Most recently, he gave a workshop to a group of lawyers feeling overburdened by their caseloads in the Trump era. Sometimes he’ll do one-on-one sessions, or bring along mental health professionals with ties to the activist community to help facilitate discussions. “The point of these practices isn’t to teach you to completely disconnect for two hours and go meditate,” Narro said. “They’re meant to be integrated into your everyday work.”

One of the points Narro tries to hammer into activists most is the idea that their work isn’t defined by the result. Thinking otherwise, he has found, is often the greatest source of distress for the organizers he works with. And so Narro tries to help activists find the bright spots in their work.

“In every activist campaign there’s a human element. Whether or not you succeed, you’ve formed relationships, strengthened connections. And you’ll take those to your next effort.”

“We can try as hard as we can, but maybe still sometimes we can’t move these old white Republicans in the Senate,” Narro said. “But in every activist campaign there’s a human element. Whether or not you succeed, you’ve formed relationships, strengthened connections. And you’ll take those to your next effort.”

The next phase of Gorski’s research involves examining the flip side of the conversation about activist burnout—who’s exempt from it, and why? Everyone in the activist community experiences stress and frustration, but what gives someone the ability to move past those things, and build an entire life out of unflagging activism? Is it blind optimism? Expert compartmentalization? Or something else?

It may be that it’s something close to what Narro suggests: that the people who are most able to sustain lifelong activism are those who can pick out the small gains when it would otherwise seem like losses across the board.

“God, you make it sound so depressing,” Michael Kink, the executive director of the Strong Economy for All Coalition, said when I told him the subject of my story. “I don’t know if it’s because I’m a Sagittarius or something—but I’d say I’m more optimistic than other folks on this stuff. I take the long view to activism.”

Kink, 55, remembers seeing protesters get pelted with rocks where he grew up on the South Side of Chicago, and seeing houses firebombed; he remembers, years later, his fellow organizers dying during the AIDS crisis. But he can also easily recall the victories someone with a different outlook might dismiss, like when, amid Bill Clinton’s “bullshit” welfare reform, Kink and the activists fighting alongside him helped win states the right to decide whether or not they would force people on public benefits to get regular drug tests. “There are times you have wreckage all around you, but you can still win something,” Kink said.

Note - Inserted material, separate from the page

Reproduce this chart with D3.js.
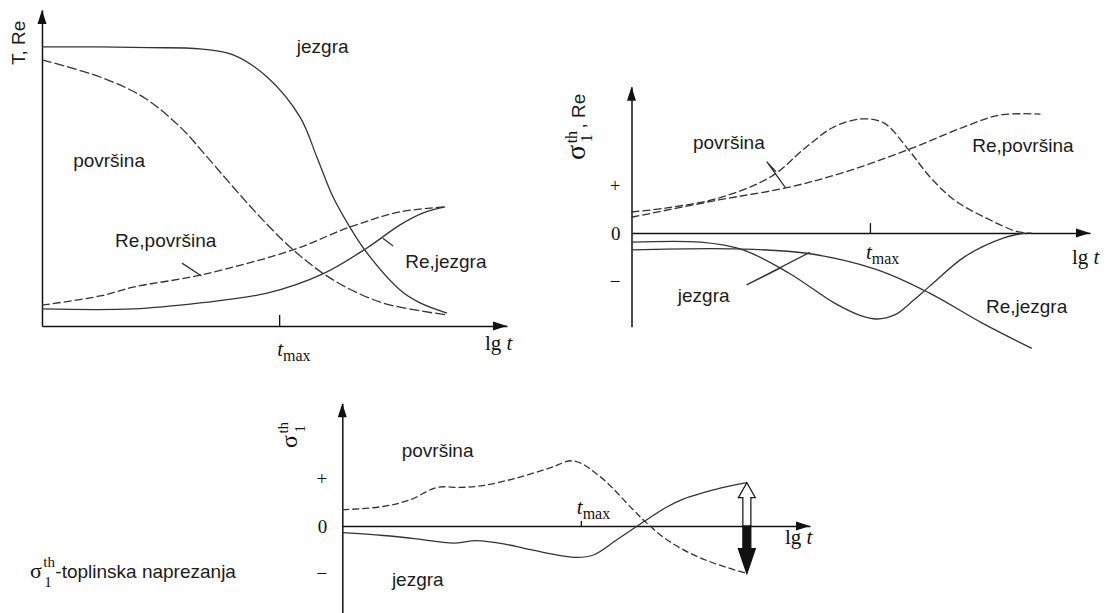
<!DOCTYPE html>
<html>
<head>
<meta charset="utf-8">
<script src="https://cdn.jsdelivr.net/npm/d3@7"></script>
<style>
  body { margin: 0; background: #fff; }
  svg  { display: block; }
  .lbl { font-family: "Liberation Sans", Arial, sans-serif; font-size: 19px; fill: #1b1b1b; }
  .ser { font-family: "Liberation Serif", "Times New Roman", serif; fill: #111; }
</style>
</head>
<body>
<script>
// ---- data (x = lg t, arbitrary units 0..10) ----
var tmaxValues = [5.10, 5.20, 5.10];

// panel 1: T, Re
var p1JezgraT   = [[0,8.83],[1.25,8.83],[2.32,8.81],[3.40,8.77],[4.11,8.58],[4.84,7.88],[5.55,6.61],[5.91,5.35],[6.26,4.08],[6.62,3.13],[6.99,2.31],[7.70,1.14],[8.13,0.73],[8.71,0.41]];
var p1PovrsinaT = [[0,8.42],[1.25,7.88],[2.17,7.25],[2.97,6.30],[3.55,5.35],[4.11,4.40],[4.69,3.45],[5.40,2.41],[6.26,1.46],[7.33,0.73],[8.73,0.35]];
var p1RePovrsina = [[0,0.66],[1.25,0.95],[1.96,1.23],[3.40,1.61],[5.40,2.41],[6.62,3.13],[7.70,3.61],[8.67,3.77]];
var p1ReJezgra   = [[0,0.54],[1.96,0.54],[3.40,0.73],[4.84,1.04],[6.04,1.65],[6.99,2.47],[7.70,3.20],[8.20,3.58],[8.67,3.77]];

// panel 2: sigma, Re
var p2Povrsina   = [[0,0.44],[0.74,0.52],[1.90,0.73],[3.05,1.18],[3.82,1.80],[4.43,2.22],[5.04,2.38],[5.51,2.29],[6.04,1.74],[6.50,1.18],[7.04,0.69],[7.66,0.35],[8.42,0.03],[8.73,0.0]];
var p2RePovrsina = [[0,0.33],[1.90,0.69],[3.36,0.94],[4.58,1.25],[6.12,1.77],[7.27,2.22],[8.04,2.46],[8.92,2.48]];
var p2Jezgra     = [[0,-0.19],[1.51,-0.19],[2.43,-0.35],[3.43,-0.83],[4.43,-1.46],[5.00,-1.72],[5.35,-1.79],[5.75,-1.70],[6.15,-1.40],[6.50,-1.11],[7.27,-0.49],[8.12,-0.10],[8.58,0.0]];
var p2ReJezgra   = [[0,-0.35],[2.28,-0.33],[3.82,-0.42],[5.35,-0.76],[6.50,-1.25],[7.66,-1.88],[8.73,-2.40]];

// panel 3: sigma
var p3Povrsina = [[0,0.34],[0.87,0.41],[1.45,0.55],[2.02,0.81],[2.52,0.81],[3.01,0.85],[3.73,1.01],[4.44,1.22],[4.94,1.37],[5.51,1.04],[6.22,0.34],[6.51,0.06],[6.94,-0.29],[7.65,-0.67],[8.65,-1.00]];
var p3Jezgra   = [[0,-0.14],[0.88,-0.20],[1.59,-0.27],[2.37,-0.36],[2.87,-0.31],[3.52,-0.39],[4.08,-0.51],[5.01,-0.66],[5.37,-0.61],[5.87,-0.29],[6.51,0.13],[6.94,0.40],[7.30,0.57],[7.65,0.68],[8.10,0.80],[8.65,0.91]];

var signTicks  = [1, 0, -1];
var signLabels = ['+', '0', '\u2212'];

var width  = 1112;
var height = 613;

var smooth = d3.curveCatmullRom.alpha(0.5);

var svg = d3.select('body')
  .append('svg')
    .attr('width', width)
    .attr('height', height);

function panel(xr, yr, yd) {
  return {
    x: d3.scaleLinear().domain([0, 10]).range(xr),
    y: d3.scaleLinear().domain(yd).range(yr),
    g: svg.append('g')
  };
}

var p1 = panel([42, 507], [326, 10], [0, 10]);
var p2 = panel([631.5, 1090], [326.7, 86.7], [-1.95, 3.05]);
var p3 = panel([342.3, 810], [613, 403.3], [-1.83, 2.58]);

function axes(p, tmax, tickLen, withSigns, pad) {
  var y0 = p.y(0);
  var xAxis = d3.axisBottom(p.x)
      .tickValues([tmax])
      .tickFormat('')
      .tickSizeInner(-tickLen)
      .tickSizeOuter(0);
  var gx = p.g.append('g')
      .attr('transform', 'translate(0,' + y0 + ')')
      .call(xAxis);

  var yAxis = d3.axisLeft(p.y)
      .tickValues(withSigns ? signTicks : [])
      .tickFormat(function (d, i) { return signLabels[i]; })
      .tickSize(0)
      .tickPadding(pad)
      .tickSizeOuter(0);
  var gy = p.g.append('g')
      .attr('transform', 'translate(' + p.x(0) + ',0)')
      .call(yAxis);

  [gx, gy].forEach(function (g) {
    g.select('.domain').attr('stroke', '#111').attr('stroke-width', 1.5);
    g.selectAll('.tick line').attr('stroke', '#111').attr('stroke-width', 1.3);
    g.selectAll('.tick text')
      .attr('font-family', '"Liberation Serif", "Times New Roman", serif')
      .attr('font-size', 19)
      .attr('fill', '#111');
  });

  // arrow heads
  var xe = p.x.range()[1], yt = p.y.range()[1], xa = p.x(0);
  p.g.append('path')
    .attr('d', 'M' + xe + ',' + y0 + 'L' + (xe - 14) + ',' + (y0 - 4.5) + 'L' + (xe - 14) + ',' + (y0 + 4.5) + 'Z')
    .attr('fill', '#111');
  p.g.append('path')
    .attr('d', 'M' + xa + ',' + yt + 'L' + (xa - 4.5) + ',' + (yt + 14) + 'L' + (xa + 4.5) + ',' + (yt + 14) + 'Z')
    .attr('fill', '#111');
}

function curve(p, data, dash, c) {
  var line = d3.line()
      .x(function (d) { return p.x(d[0]); })
      .y(function (d) { return p.y(d[1]); })
      .curve(c || smooth);
  p.g.append('path')
    .attr('d', line(data))
    .attr('fill', 'none')
    .attr('stroke', '#333')
    .attr('stroke-width', 1.3)
    .attr('stroke-dasharray', dash || null);
}

function leader(p, pts) {
  curve(p, pts, null, d3.curveLinear);
}

function label(p, text, x, y) {
  p.g.append('text').attr('class', 'lbl')
    .attr('x', p.x(x)).attr('y', p.y(y)).text(text);
}

function tmaxLabel(p, tmax, dx, dy) {
  var t = p.g.append('text').attr('class', 'ser')
    .attr('x', p.x(tmax) + dx).attr('y', p.y(0) + dy);
  t.append('tspan').attr('font-size', 21).attr('font-style', 'italic').text('t');
  t.append('tspan').attr('font-size', 16).attr('dy', 5).text('max');
}

function lgLabel(p, dx, dy) {
  var t = p.g.append('text').attr('class', 'ser')
    .attr('x', p.x.range()[1] + dx).attr('y', p.y(0) + dy).attr('font-size', 21);
  t.append('tspan').text('lg ');
  t.append('tspan').attr('font-style', 'italic').text('t');
}

// σ with stacked "th" / "1"; returns its length along the baseline
function sigma(g, size, small, supV, subV) {
  g.append('text').attr('class', 'ser').attr('font-size', size).text('\u03c3');
  var w = size * 0.56;
  g.append('text').attr('class', 'ser').attr('font-size', small)
    .attr('x', w + 1).attr('y', supV).text('th');
  g.append('text').attr('class', 'ser').attr('font-size', small)
    .attr('x', w + 2).attr('y', subV).text('1');
  return w + small * 0.8;
}

// ---- panel 1 ----
axes(p1, tmaxValues[0], 11, false, 0);
curve(p1, p1JezgraT);
curve(p1, p1PovrsinaT, '10,3');
curve(p1, p1RePovrsina, '8,3');
curve(p1, p1ReJezgra);
leader(p1, [[3.01, 1.99], [3.43, 1.58]]);
leader(p1, [[7.33, 2.78], [7.55, 2.53]]);
label(p1, 'jezgra', 5.48, 8.64);
label(p1, 'povr\u0161ina', 0.67, 5.03);
label(p1, 'Re,povr\u0161ina', 1.57, 2.50);
label(p1, 'Re,jezgra', 7.81, 1.84);
tmaxLabel(p1, tmaxValues[0], -2, 30);
lgLabel(p1, -22, 24);
p1.g.append('text').attr('class', 'lbl')
  .attr('transform', 'translate(' + (p1.x(0) - 17) + ',65) rotate(-90)')
  .attr('font-size', 18)
  .text('T, Re');

// ---- panel 2 ----
axes(p2, tmaxValues[1], 10, true, 11);
curve(p2, p2Povrsina, '8,3');
curve(p2, p2RePovrsina, '8,3');
curve(p2, p2Jezgra);
curve(p2, p2ReJezgra);
leader(p2, [[3.15, 1.28], [2.95, 1.49], [3.36, 0.94]]);
leader(p2, [[3.24, -0.73], [2.51, -1.08], [3.89, -0.40]]);
label(p2, 'povr\u0161ina', 1.34, 1.75);
label(p2, 'Re,povr\u0161ina', 7.43, 1.70);
label(p2, 'jezgra', 1.01, -1.43);
label(p2, 'Re,jezgra', 7.73, -1.67);
tmaxLabel(p2, tmaxValues[1], -4, 26);
lgLabel(p2, -18, 31);
var ly2 = p2.g.append('g').attr('transform', 'translate(585,160) rotate(-90)');
var s2 = sigma(ly2, 28, 16, -8, 7);
ly2.append('text').attr('class', 'lbl').attr('font-size', 15).attr('x', s2 + 3).text(', Re');

// ---- panel 3 ----
axes(p3, tmaxValues[2], 5, true, 15);
curve(p3, p3Povrsina, '7,3');
curve(p3, p3Jezgra);
label(p3, 'povr\u0161ina', 1.27, 1.46);
label(p3, 'jezgra', 1.06, -1.26);
tmaxLabel(p3, tmaxValues[2], -4, -12);
lgLabel(p3, -25, 18);
var ly3 = p3.g.append('g').attr('transform', 'translate(297,448) rotate(-90)');
sigma(ly3, 24, 15, -9, 8);

function blockArrow(p, xv, yv, hollow, headLen) {
  var cx = p.x(xv), base = p.y(0), tip = p.y(yv);
  var dir = tip < base ? -1 : 1;
  var neck = tip - dir * headLen;
  var sw = 4, hw = 8.5;
  var d = 'M' + (cx - sw) + ',' + base + 'L' + (cx - sw) + ',' + neck + 'L' + (cx - hw) + ',' + neck +
          'L' + cx + ',' + tip + 'L' + (cx + hw) + ',' + neck + 'L' + (cx + sw) + ',' + neck +
          'L' + (cx + sw) + ',' + base + 'Z';
  p.g.append('path')
    .attr('d', d)
    .attr('fill', hollow ? '#fff' : '#111')
    .attr('stroke', '#111')
    .attr('stroke-width', 1.2);
}
var last = p3Jezgra.length - 1;
blockArrow(p3, p3Jezgra[last][0], p3Jezgra[last][1], true, 15);
blockArrow(p3, p3Povrsina[p3Povrsina.length - 1][0], p3Povrsina[p3Povrsina.length - 1][1], false, 25);

// caption
var cap = svg.append('g').attr('transform', 'translate(30,578)');
var sc = sigma(cap, 22, 15, -11, 9);
cap.append('text').attr('class', 'lbl').attr('x', sc + 1).text('-toplinska naprezanja');
</script>
</body>
</html>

Meanwhile, Khan said that, even in the wake of the Supreme Court’s ruling on the travel ban, what helped was seeing how many people were as outraged as he was, and willing to show up to uplift and support each other. Helm loves to joke around with the other organizers at BLM Louisville, “tell each other funny shit” and share memes on social media. And Kink said he thinks back to Martin Luther King Jr.’s 1957 “Birth of a New Nation” speech, where he suggests that creating a community can be an end in itself.

“Enjoy the courage and joy and energy of the folks you’re working with,” Kink said, when I asked him what he would recommend to younger activists. “That ‘beloved community’ stuff Dr. Martin Luther King Jr. used to talk about is the real deal.”